Abstract

In this study, Paul Crumbley asserts that, contrary to popular opinion, Emily Dickinson consistently communicated political views through her poetry. Dickinson's life of self-isolation - today her most notable personal characteristic - by no means extended into the political sphere, he argues. While she rarely addressed political issues directly and was curiously disengaged from the liberal causes and female reform movements of her time, Dickinson's poems are deeply rooted both in matters of personal sovereignty and reader choice. The significant choices Dickinson extends to the reader underscore the democratic dimensions of reading her work, and of reading itself as a political act. Crumbley employs close readings of Dickinson's poems and letters, highlighting the many changing - and often contradictory - voices in her work, both throughout her oeuvre and in individual poems themselves.
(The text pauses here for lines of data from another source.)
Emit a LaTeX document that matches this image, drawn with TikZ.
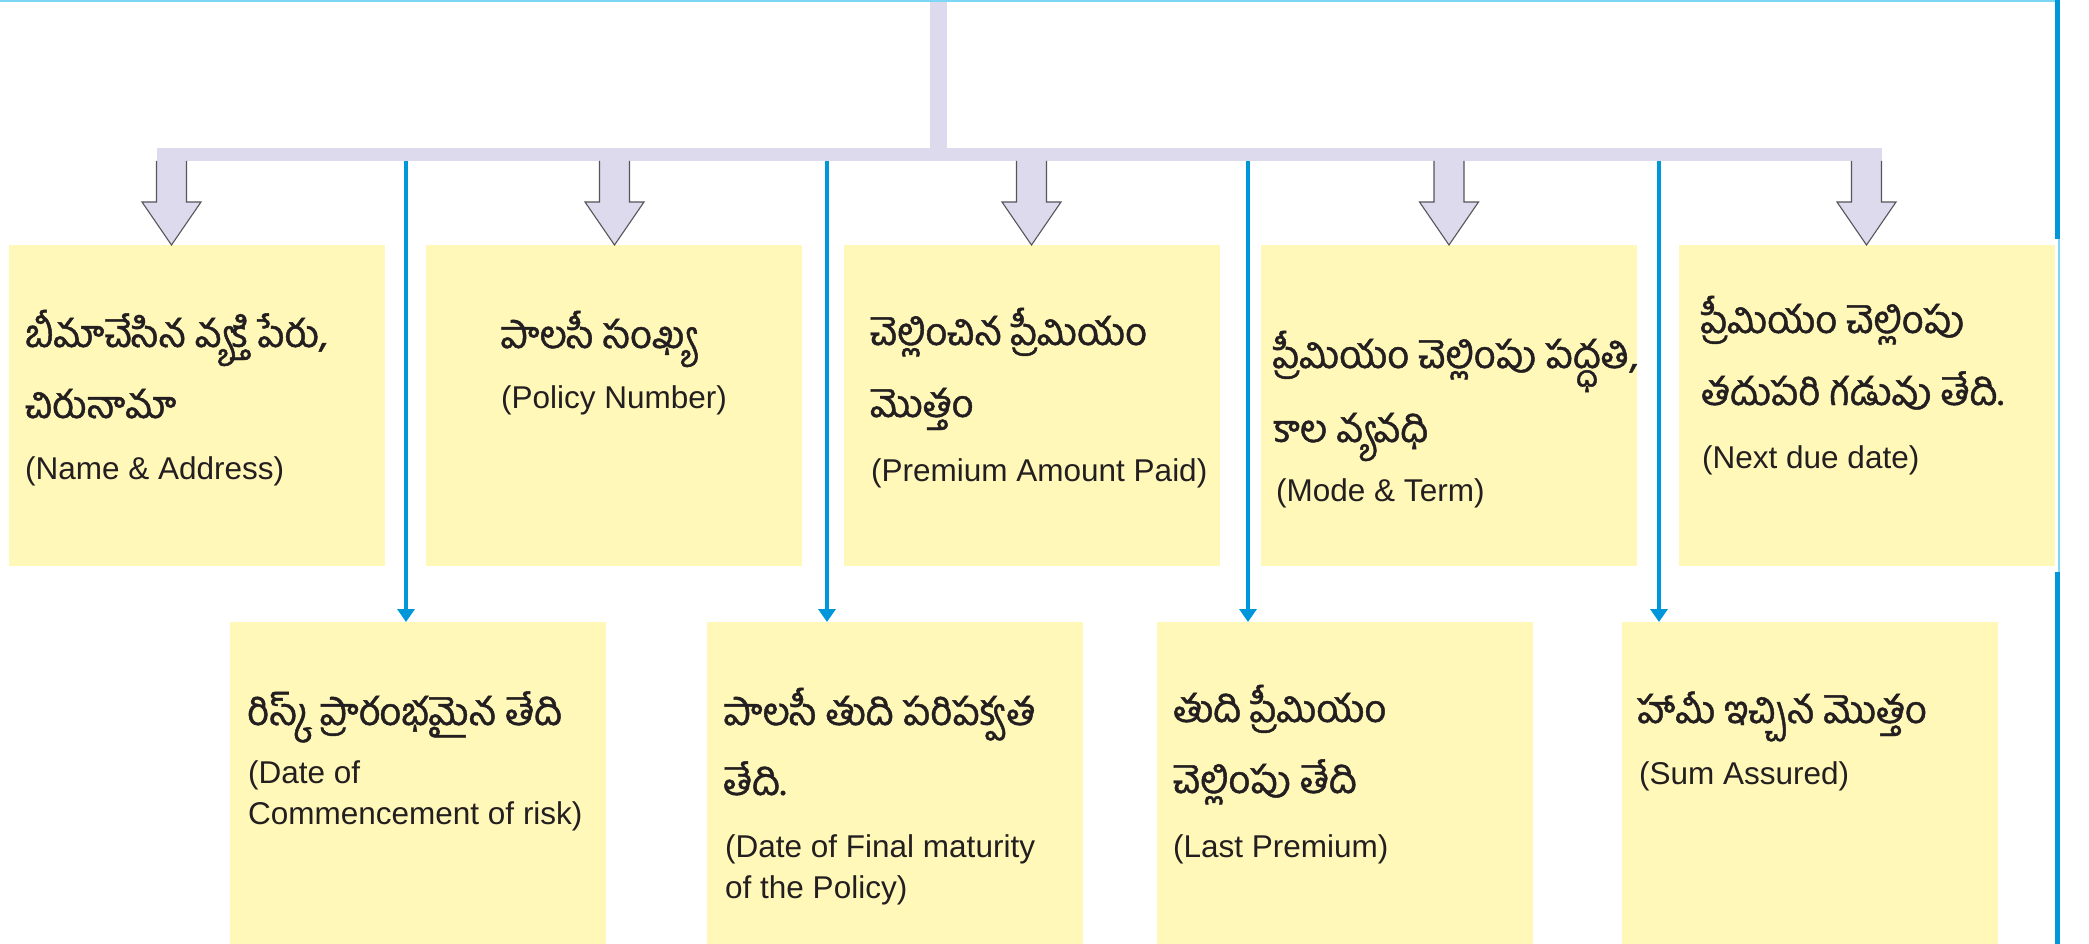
\documentclass[tikz,border=0pt]{standalone}
\usepackage{fontspec}
\setmainfont{Liberation Sans}
\newfontfamily\telugu[Script=Telugu, FakeBold=1.2]{Hind Guntur}
\usetikzlibrary{arrows.meta}

\definecolor{boxfill}{RGB}{255,248,184}
\definecolor{lav}{RGB}{220,218,236}
\definecolor{lavedge}{RGB}{85,85,90}
\definecolor{cyanblue}{RGB}{0,150,218}
\definecolor{lightcyan}{RGB}{125,214,246}
\definecolor{ink}{RGB}{35,31,32}

\tikzset{
  ybox/.style={fill=boxfill, draw=none, minimum width=376pt, inner sep=0pt, outer sep=0pt},
  upbox/.style={ybox, minimum height=321pt},
  lowbox/.style={ybox, minimum height=322pt},
  te/.style={anchor=base west, inner sep=0pt, text=ink, font=\telugu\fontsize{38}{44}\selectfont},
  en/.style={anchor=base west, inner sep=0pt, text=ink, font=\fontsize{31.5}{41}\selectfont},
  barpart/.style={fill=lav, draw=none, inner sep=0pt, outer sep=0pt},
  bluearrow/.style={draw=cyanblue, line width=4pt, -{Triangle[width=17pt,length=13pt]}},
  blockfill/.style={fill=lav, draw=none},
  blockedge/.style={draw=lavedge, line width=1.1pt, line join=miter},
}

% downward block arrow from the bar (#1 = x of the arrow, #2 = name of target box)
\newcommand{\blockarrow}[2]{%
  \path[blockfill] (#1-15,161) -- (#1-15,202) -- (#1-29.5,202) -- (#2.north -| #1,0) -- (#1+29.5,202) -- (#1+15,202) -- (#1+15,161) -- cycle;
  \draw[blockedge] (#1-15,161) -- (#1-15,202) -- (#1-29.5,202) -- (#2.north -| #1,0) -- (#1+29.5,202) -- (#1+15,202) -- (#1+15,161);
}

\begin{document}
\begin{tikzpicture}[x=1pt, y=-1pt]
\useasboundingbox (0,0) rectangle (2089,944);

% page rules
\draw[lightcyan, line width=2pt] (0,1) -- (2059,1);
\draw[lightcyan, line width=1.5pt] (2059,0) -- (2059,944);
\draw[cyanblue, line width=5pt] (2057,0) -- (2057,239);
\draw[cyanblue, line width=5pt] (2057,572) -- (2057,944);

% stem and distribution bar
\node[barpart, minimum width=17pt, minimum height=146pt] (stem) at (938.5,75) {};
\node[barpart, minimum width=1725pt, minimum height=13pt] (bar) at (1019.5,154.5) {};

% upper boxes
\node[upbox] (b1) at (197,405.5) {};
\node[upbox] (b2) at (614,405.5) {};
\node[upbox] (b3) at (1031.5,405.5) {};
\node[upbox] (b4) at (1449,405.5) {};
\node[upbox] (b5) at (1866.5,405.5) {};

% lower boxes
\node[lowbox] (l1) at (417.5,783) {};
\node[lowbox] (l2) at (895,783) {};
\node[lowbox] (l3) at (1344.5,783) {};
\node[lowbox] (l4) at (1809.5,783) {};

% block arrows to the upper boxes
\blockarrow{171.5}{b1}
\blockarrow{614.5}{b2}
\blockarrow{1031.5}{b3}
\blockarrow{1449}{b4}
\blockarrow{1866.5}{b5}

% thin arrows to the lower boxes
\coordinate (s1) at (406,161);
\coordinate (s2) at (827,161);
\coordinate (s3) at (1248,161);
\coordinate (s4) at (1659,161);
\draw[bluearrow] (s1) -- (s1 |- l1.north);
\draw[bluearrow] (s2) -- (s2 |- l2.north);
\draw[bluearrow] (s3) -- (s3 |- l3.north);
\draw[bluearrow] (s4) -- (s4 |- l4.north);

% texts of the upper boxes
\node[te] (b1t1) at (25,347) {బీమాచేసిన వ్యక్తి పేరు,};
\node[te] (b1t2) at (25,418) {చిరునామా};
\node[en] (b1e1) at (25,479) {(Name \& Address)};

\node[te] (b2t1) at (500,348) {పాలసీ సంఖ్య};
\node[en] (b2e1) at (501,408) {(Policy Number)};

\node[te] (b3t1) at (870,345) {చెల్లించిన ప్రీమియం};
\node[te] (b3t2) at (870,417) {మొత్తం};
\node[en] (b3e1) at (871,481) {(Premium Amount Paid)};

\node[te] (b4t1) at (1273,368) {ప్రీమియం చెల్లింపు పద్ధతి,};
\node[te] (b4t2) at (1273,442) {కాల వ్యవధి};
\node[en] (b4e1) at (1276,501) {(Mode \& Term)};

\node[te] (b5t1) at (1701,333) {ప్రీమియం చెల్లింపు};
\node[te] (b5t2) at (1701,405) {తదుపరి గడువు తేది.};
\node[en] (b5e1) at (1702,468) {(Next due date)};

% texts of the lower boxes
\node[te] (l1t1) at (247,725) {రిస్క్ ప్రారంభమైన తేది};
\node[en] (l1e1) at (248,783) {(Date of};
\node[en] (l1e2) at (248,824) {Commencement of risk)};

\node[te] (l2t1) at (723,725) {పాలసీ తుది పరిపక్వత};
\node[te] (l2t2) at (723,795) {తేది.};
\node[en] (l2e1) at (725,857) {(Date of Final maturity};
\node[en] (l2e2) at (725,898) {of the Policy)};

\node[te] (l3t1) at (1173,722) {తుది ప్రీమియం};
\node[te] (l3t2) at (1173,793) {చెల్లింపు తేది};
\node[en] (l3e1) at (1173,857) {(Last Premium)};

\node[te] (l4t1) at (1637,723) {హామీ ఇచ్చిన మొత్తం};
\node[en] (l4e1) at (1639,784) {(Sum Assured)};
\end{tikzpicture}
\end{document}
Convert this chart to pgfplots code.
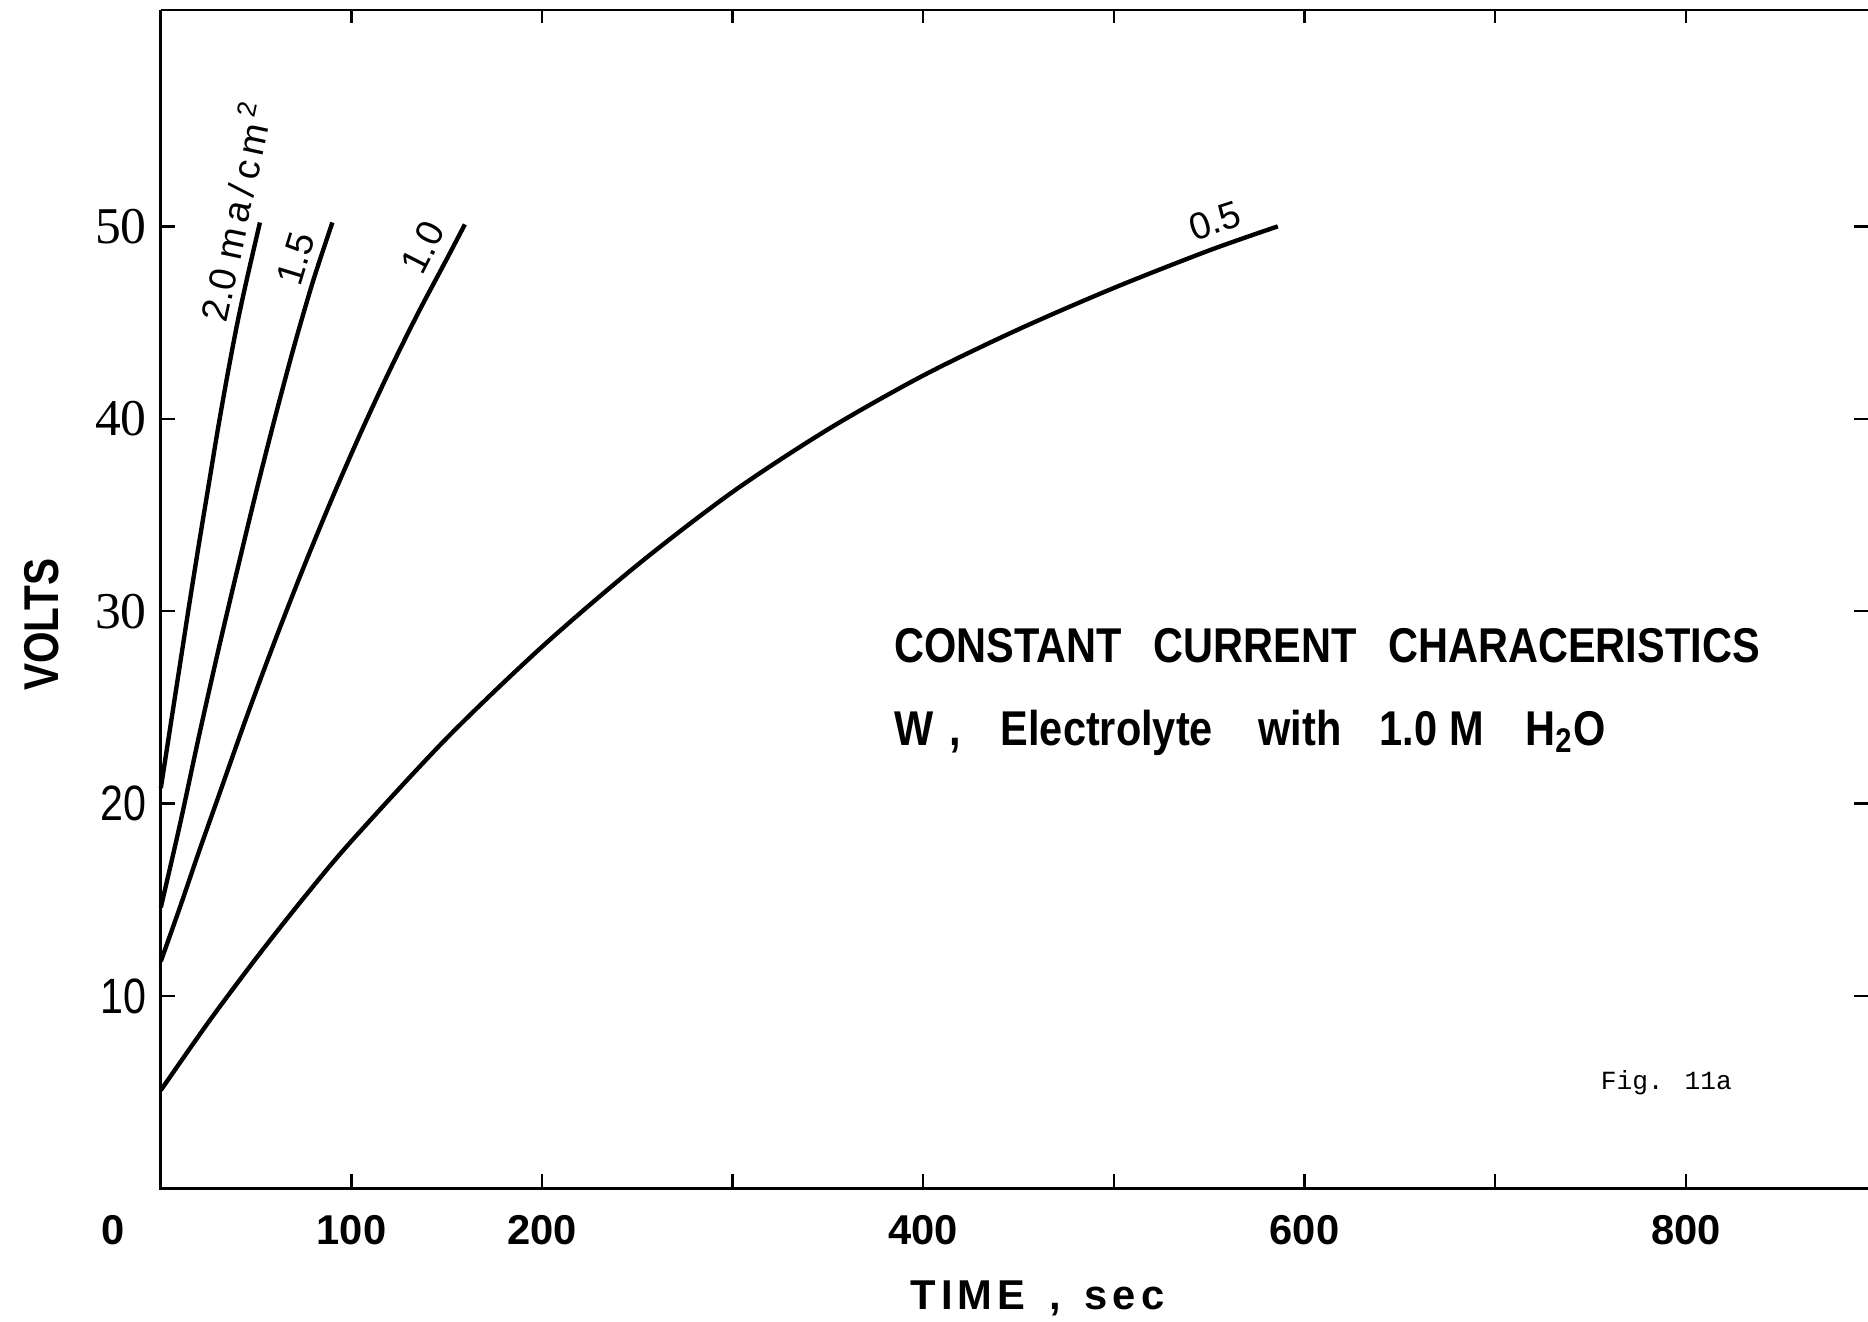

In Dickinson's letters Crumbley finds just as many unique and conflicting voices; thus, both her personal correspondence and the poems make political demands by placing the burden of interpretation on the reader. Rather than reflecting explicit political values, Dickinson's work chronicles an ongoing decision-making process that magnifies the role of individual choice, not the advocacy of specific outcomes. In the end, Dickinson's readers must either accept an isolated lyric subjectivity or invest that subjectivity with the substance necessary for engagement with the larger world.